I remember the church bells playing different tunes quarterly and Sunday hymns. If anyone has a CD of it I would love to have it. Are they still in working order?
My sister Doreen, on moving from Tickhill to Bawtry, became a trainee hairdresser at Bircotes and later had her own shop in Shepley, Huddersfield where she lived with her husband, Sid White from Bawtry. Doreen died some years ago and also my sister Joyce.
I had to go into a sanatorium in Rotherham at some time as my parents and sister Josephine moved to Shepley in Huddersfield working a textile mill. Josephine and husband Ernest White, still live there, their only son now living in Hereford.
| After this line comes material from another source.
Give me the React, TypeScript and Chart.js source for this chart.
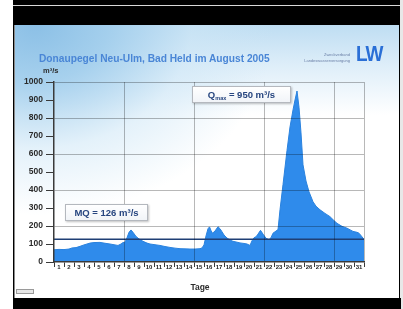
import React, { useEffect, useRef } from "react";
import { Chart, registerables } from "chart.js";

Chart.register(...registerables);

const dayLabels = [
  "1", "2", "3", "4", "5", "6", "7", "8", "9", "10", "11", "12", "13", "14", "15", "16",
  "17", "18", "19", "20", "21", "22", "23", "24", "25", "26", "27", "28", "29", "30", "31",
];
const yTickValues = [0, 100, 200, 300, 400, 500, 600, 700, 800, 900, 1000];

// time in days since 1 August 00:00
const timeDays = [
  0, 0.5, 1.0, 1.5, 1.8, 2.2, 2.6, 3.0, 3.6, 4.0, 4.6, 5.0, 5.6, 6.1, 6.4, 6.7, 6.9, 7.1, 7.3,
  7.5, 7.7, 7.9, 8.2, 8.5, 8.9, 9.3, 9.6, 10.1, 10.6, 11.1, 11.6, 12.1, 12.6, 13.1, 13.6, 14.1,
  14.6, 14.8, 15.0, 15.2, 15.4, 15.55, 15.7, 15.85, 16.1, 16.4, 16.6, 16.8, 17.0, 17.3, 17.6,
  17.9, 18.3, 18.6, 19.0, 19.3, 19.6, 19.8, 20.0, 20.2, 20.4, 20.65, 20.9, 21.2, 21.5, 21.7,
  21.9, 22.2, 22.4, 22.6, 22.9, 23.3, 23.6, 23.9, 24.1, 24.3, 24.5, 24.7, 24.9, 25.2, 25.5,
  25.9, 26.2, 26.6, 27.1, 27.6, 28.0, 28.3, 28.8, 29.3, 29.9, 30.3, 30.5, 30.8, 31,
];
// discharge in m³/s
const discharge = [
  68, 70, 69, 72, 78, 80, 87, 95, 105, 108, 109, 105, 100, 95, 92, 100, 108, 110, 135,
  165, 178, 165, 142, 128, 115, 105, 100, 96, 92, 86, 81, 77, 74, 73, 72, 72,
  74, 78, 95, 145, 185, 195, 175, 160, 172, 196, 185, 168, 150, 133, 122,
  115, 110, 106, 103, 100, 92, 118, 135, 140, 155, 176, 155, 132, 124, 135,
  160, 172, 180, 290, 430, 620, 750, 845, 900, 950, 860, 717, 540, 450, 390,
  335, 310, 290, 270, 252, 230, 215, 198, 188, 170, 165, 160, 140, 125,
];
const mqValue = 126;
const qMaxValue = 950;

const FONT = "'Liberation Sans', Arial, sans-serif";
const gridGray = "rgba(0,0,0,0.28)";
const axisDark = "#3a3a3a";

export default function App() {
  const ref = useRef<HTMLCanvasElement>(null);

  useEffect(() => {
    document.body.style.margin = "0";
    const chart = new Chart(ref.current!, {
      type: "line",
      data: {
        datasets: [
          {
            data: timeDays.map((t, i) => ({ x: t, y: discharge[i] })),
            fill: "origin",
            backgroundColor: "#2f8beb",
            borderColor: "#2a82de",
            borderWidth: 1,
            pointRadius: 0,
            tension: 0,
            order: 1,
          },
          {
            data: [
              { x: 0, y: mqValue },
              { x: 31, y: mqValue },
            ],
            fill: false,
            borderColor: "#1f3f75",
            borderWidth: 1.6,
            pointRadius: 0,
            order: 0,
          },
        ],
      },
      options: {
        animation: false,
        responsive: false,
        maintainAspectRatio: false,
        layout: { padding: { left: 0, right: 39, top: 82, bottom: 36 } },
        plugins: { legend: { display: false }, tooltip: { enabled: false } },
        scales: {
          x: {
            type: "linear",
            position: "bottom",
            min: 0,
            max: 31,
            afterBuildTicks: (s: any) => {
              s.ticks = dayLabels.map((_, i) => ({ value: i })).concat([{ value: 31 }]);
            },
            afterFit: (s: any) => {
              s.height = 1;
            },
            ticks: { display: false, autoSkip: false },
            grid: {
              z: 1,
              color: (c: any) => {
                const v = c.tick ? c.tick.value : 0;
                return v > 0 && (v % 7 === 0 || v === 31) ? gridGray : "rgba(0,0,0,0)";
              },
              tickColor: axisDark,
              tickLength: 5,
            },
            border: { z: 1, color: axisDark, width: 1.5 },
          },
          x2: {
            type: "linear",
            position: "bottom",
            min: 0,
            max: 31,
            afterBuildTicks: (s: any) => {
              s.ticks = dayLabels.map((_, i) => ({ value: i + 0.5 }));
            },
            afterFit: (s: any) => {
              s.height = 10;
            },
            ticks: {
              autoSkip: false,
              maxRotation: 0,
              minRotation: 0,
              padding: 1,
              color: "#222",
              font: { size: 6, weight: "bold", family: FONT },
              callback: (v: any) => dayLabels[Math.floor(Number(v))],
            },
            grid: { display: false, drawTicks: false },
            border: { display: false },
          },
          y: {
            type: "linear",
            min: 0,
            max: 1000,
            afterBuildTicks: (s: any) => {
              s.ticks = yTickValues.map((v) => ({ value: v }));
            },
            afterFit: (s: any) => {
              s.width = 54;
            },
            ticks: {
              padding: 3,
              color: "#2b2b2b",
              font: { size: 8.5, weight: "bold", family: FONT },
              callback: (v: any) => String(v),
            },
            grid: {
              z: 1,
              color: (c: any) => {
                const v = c.tick ? c.tick.value : 0;
                return v > 0 && v % 200 === 0 ? gridGray : "rgba(0,0,0,0)";
              },
              tickColor: axisDark,
              tickLength: 8,
            },
            border: { z: 1, color: axisDark, width: 1.5 },
          },
        },
      },
    });
    return () => chart.destroy();
  }, []);

  const abs = (s: React.CSSProperties): React.CSSProperties => ({ position: "absolute", ...s });
  const boxStyle: React.CSSProperties = {
    position: "absolute",
    background: "linear-gradient(#ffffff, #f1f4f8)",
    border: "1px solid #b4b8be",
    boxShadow: "1px 1px 2px rgba(0,0,0,0.25)",
    color: "#26457f",
    fontFamily: FONT,
    fontWeight: "bold",
    display: "flex",
    alignItems: "center",
    justifyContent: "center",
    whiteSpace: "nowrap",
    boxSizing: "border-box",
  };

  return (
    <div style={{ position: "fixed", left: 0, top: 0, width: 403, height: 309, backgroundColor: "#ffffff", overflow: "hidden" }}>
      {/* screen frame */}
      <div style={abs({ left: 13, top: 0, width: 388, height: 309, backgroundColor: "#000000" })} />
      <div style={abs({ left: 13, top: 5, width: 388, height: 1, backgroundColor: "#d8d8d8" })} />
      <div style={abs({ left: 400, top: 0, width: 3, height: 309, backgroundColor: "#e8e8e8" })} />
      {/* slide */}
      <div style={abs({ left: 14, top: 25, width: 385, height: 273, backgroundColor: "#ffffff", borderLeft: "1px solid #8a8a8a", boxSizing: "border-box" })} />
      <div
        style={abs({
          left: 15,
          top: 25,
          width: 384,
          height: 90,
          backgroundImage: "linear-gradient(180deg, rgb(190,221,242) 0%, rgb(222,238,249) 45%, rgba(255,255,255,0) 100%)",
        })}
      />
      <div
        style={abs({
          left: 15,
          top: 25,
          width: 260,
          height: 190,
          backgroundImage:
            "radial-gradient(farthest-side at 8% 0%, rgb(140,192,230) 0%, rgba(160,205,236,0.9) 30%, rgba(205,230,246,0.55) 65%, rgba(255,255,255,0) 100%)",
        })}
      />
      <canvas ref={ref} width={403} height={309} style={{ position: "absolute", left: 0, top: 0, display: "block" }} />

      {/* title */}
      <div
        style={abs({
          left: 39,
          top: 53,
          fontFamily: FONT,
          fontWeight: "bold",
          fontSize: 10.2,
          lineHeight: "12px",
          color: "#4a86d6",
          whiteSpace: "nowrap",
        })}
      >
        Donaupegel Neu-Ulm, Bad Held im August 2005
      </div>
      {/* logo */}
      <div
        style={abs({
          left: 280,
          width: 70,
          top: 52,
          fontFamily: FONT,
          fontSize: 4,
          lineHeight: "6px",
          color: "#6a7fa6",
          textAlign: "right",
          whiteSpace: "nowrap",
        })}
      >
        <div>Zweckverband</div>
        <div>Landeswasserversorgung</div>
      </div>
      <div
        style={abs({
          left: 356,
          top: 44,
          fontFamily: FONT,
          fontWeight: "bold",
          fontSize: 19,
          lineHeight: "20px",
          color: "#2a6fd6",
          transform: "scaleY(1.15)",
          letterSpacing: -1,
        })}
      >
        LW
      </div>
      {/* unit */}
      <div
        style={abs({
          left: 43,
          top: 66,
          fontFamily: FONT,
          fontWeight: "bold",
          fontSize: 7.5,
          lineHeight: "9px",
          color: "#2b2b2b",
        })}
      >
        m³/s
      </div>
      {/* annotations */}
      <div style={{ ...boxStyle, left: 192, top: 86, width: 99, height: 17, fontSize: 9.5 }}>
        <span>
          Q<sub style={{ fontSize: 5.5, verticalAlign: "-2px" }}>max</sub> = {qMaxValue} m³/s
        </span>
      </div>
      <div style={{ ...boxStyle, left: 65, top: 204, width: 83, height: 17, fontSize: 9.5 }}>
        MQ = {mqValue} m³/s
      </div>
      {/* x axis title */}
      <div
        style={abs({
          left: 180,
          width: 40,
          top: 282,
          textAlign: "center",
          fontFamily: FONT,
          fontWeight: "bold",
          fontSize: 8.5,
          lineHeight: "10px",
          color: "#2b2b2b",
        })}
      >
        Tage
      </div>
      {/* small button */}
      <div style={abs({ left: 16, top: 289, width: 18, height: 5, backgroundColor: "#e6e6e6", border: "1px solid #9a9a9a", boxSizing: "border-box" })} />
      {/* bottom black band */}
      <div style={abs({ left: 13, top: 298, width: 388, height: 11, backgroundColor: "#000000" })} />
    </div>
  );
}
In 1955 I married Isaac Bos, a Dutch man. We divorced in 1983. He was a horticulturist. Our 2 sons, Richard and Terry were born in Huddersfield. Later, we bought land etc and started a horticultural wholesale business in Surry, My eldest son, Richard, took over that business in 1988 when Isaac died. My son, Terry, is a welder fabricator in Frome, Somerset where I now live in a retirement complex. I’m gradually losing my sight with Macular degeneration. I also have hearing problems and am awaiting hearing aids. I have very happy memories of Tickhill, I think the Colbecks had a daughter Mary? Our other neighbours were an old couple, Mr & Mrs Powell. Oh, I remember the earth closet with 3 holes – one for a small child. We also had a water pump. Potatoes had to be washed by hand and peeled by hand to make the chips.
I’ve moved to Moorends, Thorne, Bircotes, Tickhill, Bawtry, Thorpe Arch nursing home, Rotherham sanatorium, Shepley- Huddersflield, Surrey, Spalding Lincs, Frome, Back to Doncaster, Spalding – now for good – Frome, Somerset.
I can’t see and have never learned to use a computer so I would appreciate news by letter. I have always bought books relating to Tickhill and Bawtry and photos and cards. In Yorkshire Life magazine 1988 they had some excellent sketches of the church and mill dam which I have kept.
At school I had a nickname – either Chippy or Specky! I am sending a photograph of myself at 8 years old.